Regularized Linear Models Flashcards
DS
Name and briefly explain three regularized models.
Ridge Regression: linear regression that adds L2-norm (sum of squared coefs) penalty/regulation terms to the cost function.
Lasso Regression: linear regression that adds L1-norm (sum of absolute value coefs) penalty/regulation to the cost function, and does feature selection.
Elastic Net: linear regression that adds mix of both L1 and L2 norm penalties to the cost function.
What hyperparameters can be tuned in linear models? Explain how they affect model building.
You can tune the weight of the regularization term for regularized models (typically denoted alpha), which affect how much the models will compress features.
alpha=0 –> regularized model is identical to linear regression
alpha=1 –> regularized model reduces the original model to a constant value.
When should you use no regularization vs. Ridge vs. Lasso vs. ElasticNet?
Regularized models tend to outperform nonregularized models, so it is suggested that you at least try using ridge regression.
Lasso can be effective when you want to do automatic feature selection in order to create a simpler model but can be dangerous since it may be erratic and remeove features that contain useful signal.
ElasticNet is a blend of ridge and lasso, and it can be used to the same effect as lasso whith less erratic behavior.
Explain how the penalty term works in regularized regression.
Say we have two points in train set. We can perfectly fit a line through these two points. However, this fit is very likely overfit (high variance, low bias). When lambda=0, we get the same overfit line, but as lambda approaches infinity, the slope becomes flatter (lowers variance, increases bias).

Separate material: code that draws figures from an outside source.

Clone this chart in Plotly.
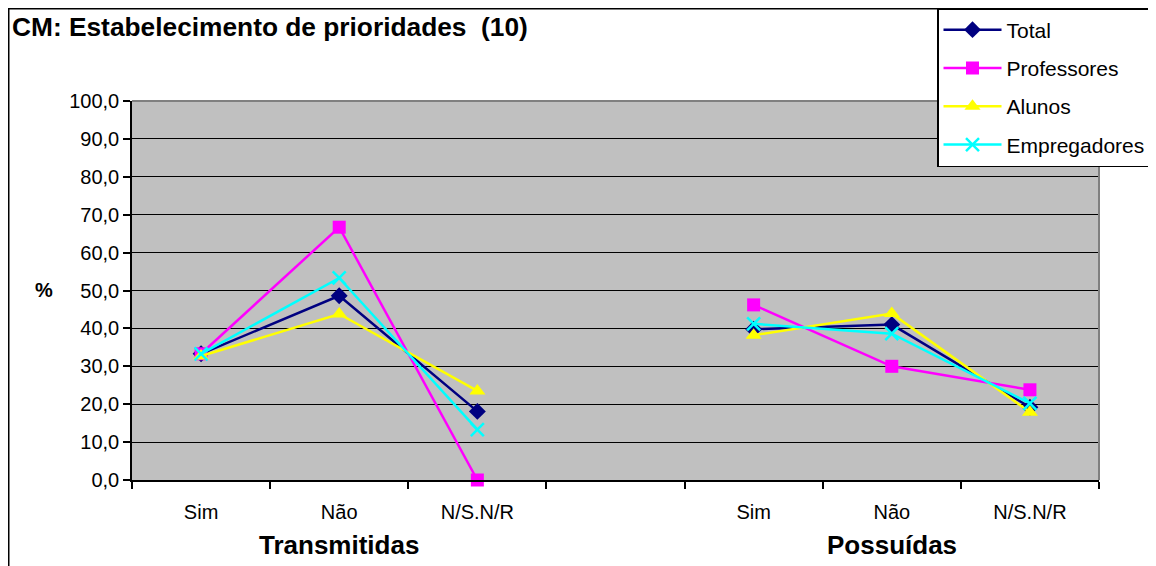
import plotly.graph_objects as go

# ---- data ----
categories = ["Sim", "Não", "N/S.N/R", "", "Sim", "Não", "N/S.N/R"]
groups = ["Transmitidas", "Possuídas"]
group_pos = [1, 5]
series_names = ["Total", "Professores", "Alunos", "Empregadores"]
total = [33.3, 48.6, 18.1, None, 39.8, 41.0, 19.2]
professores = [33.3, 66.7, 0.0, None, 46.2, 30.0, 23.8]
alunos = [32.7, 43.8, 23.5, None, 38.2, 43.9, 17.9]
empregadores = [33.3, 53.3, 13.3, None, 41.2, 38.6, 20.2]
y_ticks = [0, 10, 20, 30, 40, 50, 60, 70, 80, 90, 100]
title_text = "CM: Estabelecimento de prioridades  (10)"

values = [total, professores, alunos, empregadores]
colors = ["#000080", "#FF00FF", "#FFFF00", "#00FFFF"]
symbols = ["diamond", "square", "triangle-up", "x-thin-open"]
sizes = [13, 13, 14, 13]

xpos = list(range(len(categories)))

fig = go.Figure()
for name, vals, c, s, sz in zip(series_names, values, colors, symbols, sizes):
    marker = dict(symbol=s, size=sz, color=c)
    if s == "x-thin-open":
        marker["line"] = dict(color=c, width=2.5)
    fig.add_trace(go.Scatter(
        x=xpos, y=vals, name=name, mode="lines+markers",
        line=dict(color=c, width=2.5), marker=marker,
        connectgaps=False, cliponaxis=False, legendgroup=name,
    ))

# page body has an 8px margin: work in page pixels and shift
OFF = 8
PAGE_W, PAGE_H = 1156, 566
W, H = PAGE_W - OFF, PAGE_H - OFF
# plot area in page pixels
PX0, PX1, PY0, PY1 = 132, 1099, 101, 480
L, R, T, B = PX0 - OFF, W - (PX1 - OFF), PY0 - OFF, H - (PY1 - OFF)
pw, ph = PX1 - PX0, PY1 - PY0

def px_x(x):
    return (x - PX0) / pw

def px_y(y):
    return (PY1 - y) / ph

font = "Liberation Sans, Arial, sans-serif"

annotations = [
    dict(text="<b>%s</b>" % g, x=p, xref="x", y=px_y(545), yref="paper",
         showarrow=False, xanchor="center", yanchor="middle",
         font=dict(size=26, color="black", family=font))
    for g, p in zip(groups, group_pos)
]
annotations.append(dict(text="<b>%</b>", x=px_x(44), xref="paper", y=px_y(290), yref="paper",
                        showarrow=False, xanchor="center", yanchor="middle",
                        font=dict(size=20, color="black", family=font)))

shapes = [
    dict(type="rect", xref="paper", yref="paper", x0=px_x(OFF + 0.75), x1=px_x(1153),
         y0=px_y(590), y1=px_y(OFF + 0.75), line=dict(color="black", width=1.5), layer="above"),
    dict(type="line", xref="paper", yref="paper", x0=0, x1=1, y0=1, y1=1,
         line=dict(color="#808080", width=2), layer="above"),
    dict(type="line", xref="paper", yref="paper", x0=1, x1=1, y0=0, y1=1,
         line=dict(color="#808080", width=2), layer="above"),
]

fig.update_layout(
    width=W, height=H,
    margin=dict(l=L, r=R, t=T, b=B, autoexpand=False),
    paper_bgcolor="white", plot_bgcolor="#C0C0C0",
    separators=",.",
    font=dict(family=font, color="black", size=20),
    title=dict(text="<b>%s</b>" % title_text, xref="container", x=(12 - OFF) / W, xanchor="left",
               yref="container", y=1 - (27 - OFF) / H, yanchor="middle",
               font=dict(size=26.3, family=font, color="black")),
    showlegend=True,
    legend=dict(x=px_x(937), y=px_y(OFF), xanchor="left", yanchor="top",
                bgcolor="white", bordercolor="black", borderwidth=1.5,
                font=dict(size=21, family=font, color="black"),
                tracegroupgap=8, itemwidth=58),
    annotations=annotations,
    shapes=shapes,
)

fig.update_xaxes(
    range=[-0.5, len(categories) - 0.5],
    tickmode="array", tickvals=[i for i, c in enumerate(categories) if c],
    ticktext=[c for c in categories if c],
    ticks="", showgrid=False, zeroline=False,
    showline=True, linecolor="black", linewidth=1.5,
    ticklabelstandoff=13,
    tickfont=dict(size=20, family=font, color="black"),
    minor=dict(tickmode="array", tickvals=[i - 0.5 for i in range(len(categories) + 1)],
               ticks="outside", ticklen=7, tickcolor="black", tickwidth=1.5, showgrid=False),
)
fig.update_yaxes(
    range=[0, 100], tickmode="array", tickvals=y_ticks, tickformat=".1f",
    ticks="outside", ticklen=7, tickcolor="black", tickwidth=1.5,
    showgrid=True, gridcolor="black", gridwidth=1,
    showline=True, linecolor="black", linewidth=1.5, zeroline=False,
    tickfont=dict(size=20, family=font, color="black"),
)

fig.write_html("out.html")
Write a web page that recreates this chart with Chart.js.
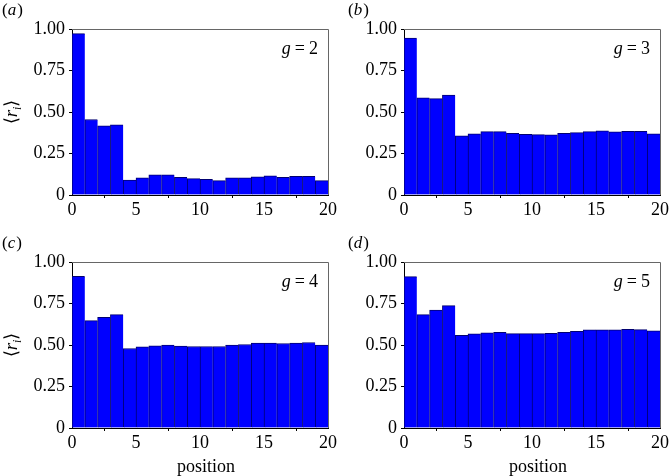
<!DOCTYPE html>
<html lang="en">
<head>
<meta charset="UTF-8">
<title>Mean r_i by position</title>
<script src="https://cdn.jsdelivr.net/npm/chart.js"></script>
<style>
  body { margin: 0; background: #fff; }
  .page { position: relative; width: 670px; height: 476px; overflow: hidden; }
  .panel { position: absolute; }
  canvas { display: block; }
</style>
</head>
<body>
<div class="page">
  <div class="panel" style="left:0;top:0"><canvas id="chartA" width="345" height="236"></canvas></div>
  <div class="panel" style="left:335px;top:0"><canvas id="chartB" width="335" height="236"></canvas></div>
  <div class="panel" style="left:0;top:236px"><canvas id="chartC" width="345" height="240"></canvas></div>
  <div class="panel" style="left:335px;top:236px"><canvas id="chartD" width="335" height="240"></canvas></div>
</div>

<script>
// bin starts (each bar covers [start, start + 1])
const binStarts = [0, 1, 2, 3, 4, 5, 6, 7, 8, 9, 10, 11, 12, 13, 14, 15, 16, 17, 18, 19];

// <r_i> per position
const ratesG2 = [0.972, 0.455, 0.417, 0.423, 0.090, 0.103, 0.121, 0.121, 0.107, 0.099,
                 0.095, 0.087, 0.103, 0.103, 0.109, 0.115, 0.107, 0.113, 0.113, 0.087];
const ratesG3 = [0.946, 0.585, 0.581, 0.602, 0.356, 0.368, 0.382, 0.382, 0.372, 0.366,
                 0.364, 0.362, 0.372, 0.376, 0.382, 0.386, 0.380, 0.384, 0.384, 0.368];
const ratesG4 = [0.914, 0.647, 0.667, 0.683, 0.479, 0.489, 0.495, 0.499, 0.493, 0.491,
                 0.491, 0.491, 0.499, 0.503, 0.511, 0.511, 0.509, 0.511, 0.515, 0.499];
const ratesG5 = [0.912, 0.683, 0.711, 0.737, 0.559, 0.567, 0.573, 0.577, 0.569, 0.569,
                 0.569, 0.571, 0.577, 0.583, 0.591, 0.591, 0.591, 0.595, 0.593, 0.585];

const xTicks = [0, 5, 10, 15, 20];
const yTicks = [0, 0.25, 0.5, 0.75, 1];

const SERIF = "'Liberation Serif', 'Times New Roman', serif";

// draws the frame, panel letter, g label and axis titles
const panelText = {
  id: 'panelText',
  afterDraw(chart, args, opts) {
    const ctx = chart.ctx;
    const a = chart.chartArea;
    ctx.save();

    // top and right frame lines
    ctx.strokeStyle = '#666';
    ctx.lineWidth = 1;
    ctx.beginPath();
    ctx.moveTo(a.left, Math.round(a.top) + 0.5);
    ctx.lineTo(Math.round(a.right) + 0.5, Math.round(a.top) + 0.5);
    ctx.lineTo(Math.round(a.right) + 0.5, a.bottom);
    ctx.stroke();

    ctx.fillStyle = '#000';
    ctx.textBaseline = 'alphabetic';
    ctx.textAlign = 'left';

    // (a), (b) ...
    let x = opts.letterX;
    const ly = a.top - 14;
    ctx.font = '17px ' + SERIF;
    ctx.fillText('(', x, ly);
    x += ctx.measureText('(').width;
    ctx.font = 'italic 17px ' + SERIF;
    ctx.fillText(opts.letter, x, ly);
    x += ctx.measureText(opts.letter).width + 1;
    ctx.font = '17px ' + SERIF;
    ctx.fillText(')', x, ly);

    // g = n, right aligned in the plot
    const num = String(opts.g);
    ctx.font = 'italic 18px ' + SERIF;
    const gw = ctx.measureText('g').width;
    ctx.font = '18px ' + SERIF;
    const ew = ctx.measureText('=').width;
    const nw = ctx.measureText(num).width;
    const gap = 4;
    let gx = a.right - 10 - (gw + gap + ew + gap + nw);
    const gy = a.top + 25;
    ctx.font = 'italic 18px ' + SERIF;
    ctx.fillText('g', gx, gy);
    gx += gw + gap;
    ctx.font = '18px ' + SERIF;
    ctx.fillText('=', gx, gy);
    gx += ew + gap;
    ctx.fillText(num, gx, gy);

    // x title
    if (opts.xTitle) {
      ctx.font = '18px ' + SERIF;
      ctx.textAlign = 'center';
      ctx.fillText('position', (a.left + a.right) / 2 + 6, a.bottom + 44);
      ctx.textAlign = 'left';
    }

    // y title <r_i>, rotated
    if (opts.yTitle) {
      ctx.translate(12, (a.top + a.bottom) / 2);
      ctx.rotate(-Math.PI / 2);
      const parts = [
        { t: '\u27E8', f: '18px ' + SERIF, dy: 0 },
        { t: 'r', f: 'italic 19px ' + SERIF, dy: 0 },
        { t: 'i', f: 'italic 12px ' + SERIF, dy: 4 },
        { t: '\u27E9', f: '18px ' + SERIF, dy: 0 }
      ];
      let total = 0;
      parts.forEach(p => { ctx.font = p.f; p.w = ctx.measureText(p.t).width; total += p.w; });
      let px = -total / 2;
      parts.forEach(p => {
        ctx.font = p.f;
        ctx.fillText(p.t, px, 5 + p.dy);
        px += p.w;
      });
    }

    ctx.restore();
  }
};

function makePanel(canvasId, values, letter, g, plot, showX, showY, letterX) {
  const canvas = document.getElementById(canvasId);
  const W = canvas.width, H = canvas.height;
  return new Chart(canvas.getContext('2d'), {
    type: 'bar',
    data: {
      datasets: [{
        data: binStarts.map((b, i) => ({ x: b + 0.5, y: values[i] })),
        backgroundColor: '#0000ff',
        borderColor: '#000070',
        borderWidth: { top: 1, left: 1, right: 0, bottom: 0 },
        borderSkipped: false,
        barPercentage: 1,
        categoryPercentage: 1
      }]
    },
    options: {
      responsive: false,
      animation: false,
      layout: { padding: { left: 0, top: plot.top, right: W - plot.right, bottom: 0 } },
      plugins: {
        legend: { display: false },
        tooltip: { enabled: false },
        panelText: { letter: letter, g: g, xTitle: showX, yTitle: showY, letterX: letterX }
      },
      scales: {
        x: {
          type: 'linear',
          min: 0,
          max: 20,
          offset: false,
          z: 1,
          afterBuildTicks: s => { s.ticks = xTicks.map(v => ({ value: v })); },
          afterFit: s => { s.height = H - plot.bottom; },
          ticks: { color: '#000', font: { family: SERIF, size: 18 }, padding: 1, maxRotation: 0 },
          grid: { drawOnChartArea: false, drawTicks: true, tickLength: 3, color: '#000' },
          border: { color: '#000', width: 1 }
        },
        y: {
          min: 0,
          max: 1,
          z: 1,
          afterBuildTicks: s => { s.ticks = yTicks.map(v => ({ value: v })); },
          afterFit: s => { s.width = plot.left; },
          ticks: {
            color: '#000',
            font: { family: SERIF, size: 18 },
            padding: 4,
            callback: v => v === 0 ? '0' : v.toFixed(2)
          },
          grid: { drawOnChartArea: false, drawTicks: true, tickLength: 3, color: '#000' },
          border: { color: '#000', width: 1 }
        }
      }
    },
    plugins: [panelText]
  });
}

makePanel('chartA', ratesG2, 'a', 2, { left: 72, top: 29, right: 328, bottom: 195 }, false, true, 2);
makePanel('chartB', ratesG3, 'b', 3, { left: 69, top: 29, right: 325, bottom: 195 }, false, false, 13);
makePanel('chartC', ratesG4, 'c', 4, { left: 72, top: 26, right: 328, bottom: 192 }, true, true, 2);
makePanel('chartD', ratesG5, 'd', 5, { left: 69, top: 26, right: 325, bottom: 192 }, true, false, 13);
</script>
</body>
</html>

THE WHOLE POINT OF REGULARIZED REGRESSION IS TO IMPROVE ML RESULTS WHEN USING SMALL SAMPLE SIZES THAT RESULT IN TRAINING SET OVERFITS, BY DESENSITIZING/REDUCING THE FLEXIBILITY OF THE MODEL.
Simple linear regression loss function is SumSquaredResiduals = SSR.
Ridge regression loss function is SumSquaredResiduals + lambda*(slope^2).
KEY 1: By minimizing SSR * lambda(slope^2) we get a BIASED FIT to the TRAINING data, which is an IMPROVED fit to the TEST data.
HOW? As lambda increases, the error increases and the SLOPE BECOMES FLATTER (slope asymptotically approaches 0, horizontal line as lambda -> inf), which effectively adds bias to model, i.e. reduces flexibility of the model w.r.t. the training data.
example for two data points, where SS residuals is zero:
linreg: y = slope*x + b y = b0 + b1*x y = 0.4 + 1.3x; minimize linreg loss: SSR = 0 because the line overlaps the two points
(lambda = 1) minimize ridge loss subject to:
SSR + lambda(b1^2)
= SSR + lambda(1.3^2)
= 0 + 1 * (1. 69)
(lambda = 2) minimize ridge loss subject to:
SSR + lambda(b1^2)
= SSR + lambda(1.3^2)
= 0 + 2* (1. 69)
= 3.38
… the best fit becomes flatter (introduces bias) as lambda approaches inf, which increases the SSR+ridge loss
KEY 2: we apply cross validation to find optimal lambda to introduce optimal bias
Ridge penalty shrinks the slope (some coefs) asymptotically to zero while Lasso penalty shrinks the slope (some coefs) exactly to zero.
Ridge is better when most variables are useful while Lasso is better when there are many useless noise variables.